Une telle lecture présente d’ailleurs certaines similitudes avec celle qu’a pu retenir le Conseil d’Etat en reconnaissant l’existence d’une RIIPM dans des projets de carrière, où il a jugé qu’un projet se trouvait justifié par une RIIPM, du fait de l’importance du nombre d’emplois créés dans un département présentant un fort taux de chômage et de l’inscription du projet dans le cadre de politiques économiques européennes concernant la production de matières premières (CE, 3 juin 2020, n° 425395).
On comprend donc logiquement que ce raisonnement pourrait, à terme, favoriser les « gros » projets d’énergies renouvelables au détriment des plus modestes qui, eux, n’atteignent pas le seuil de qualification d’une RIIPM. Les critères liés à la quantité d’énergie effectivement produite ont le mérite de la clarté.
A titre d’exemple, par une autre décision du 15 avril 2021, le Conseil d’Etat a, en suivant ce même raisonnement, jugé qu’un « petit » projet de barrage hydraulique ne répondait pas à une RIIPM aux motifs que la production annuelle de 12 millions de kilowattheures, soit la consommation de 5 000 personnes pour éviter le rejet de 8 300 tonnes de gaz carbonique, 38 tonnes de dioxyde de souffre, 19 tonnes de dioxyde d’azote et 1,2 tonnes de poussières, ne modifiera pas suffisamment l’équilibre entre les différentes sources d’énergies en faveur de l’énergie renouvelable pour l’Occitanie et le territoire national.

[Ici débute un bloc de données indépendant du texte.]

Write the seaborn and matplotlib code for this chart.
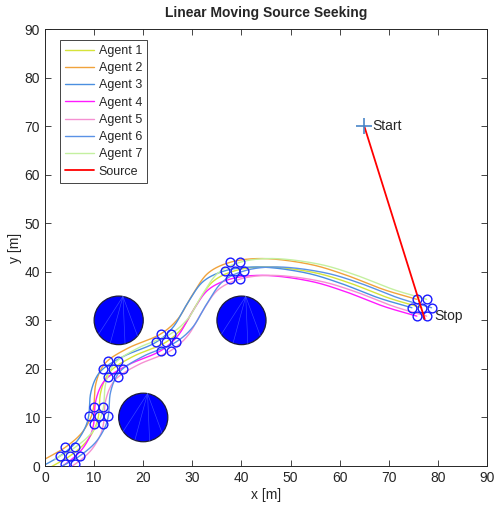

Découplage entre RIIPM, gravité des atteintes et degré de protection des espèces
Par ailleurs, le Conseil d’Etat marque explicitement, dans sa décision du 10 mars 2022, sa volonté de ne point moduler l’appréciation de la RIIPM en fonction de l’atteinte identifiée aux espèces. La solution pouvait déjà se déduire de la formulation du considérant de principe adopté par l’arrêt "Val Tolosa" du 25 mai 2018. Toute référence au degré de l’atteinte est effectivement exclue de la grille d’analyse relative à l’existence d’une RIIPM.
Pour le juge administratif, le texte même de l’article L. 411-2 du Code de l’environnement ne permet pas de mettre en balance le degré des atteintes avec la qualification d’une RIIPM. Les deux notions sont totalement autonomes. Cette position radicale présente le mérite de préserver l’essence même de ce texte : une dérogation à une interdiction stricte issue d’une directive européenne.
Le Conseil d’Etat rejette donc explicitement toute possibilité d’analyser une RIIPM en fonction de l’atteinte : « En statuant ainsi, par un arrêt suffisamment motivé, la cour n'a pas apprécié l'existence d'une raison impérative d'intérêt public majeur en fonction de l'ampleur de l'atteinte porté par le projet à des espèces protégées mais s'est bornée à relever l'existence d'une telle atteinte, pour en déduire la nécessité d'une autorisation de l'article L. 411-2. Ce faisant, elle n'a pas entaché son arrêt d'erreur de droit. ».
Pour sévère qu’il puisse apparaître, cet arrêt reste bienvenu dans le contexte de développement des contentieux relatifs à la dérogation espèce protégée en clarifiant le raisonnement des juges. Les pétitionnaires savent désormais à quel empan significatif doit se mesurer leur projet.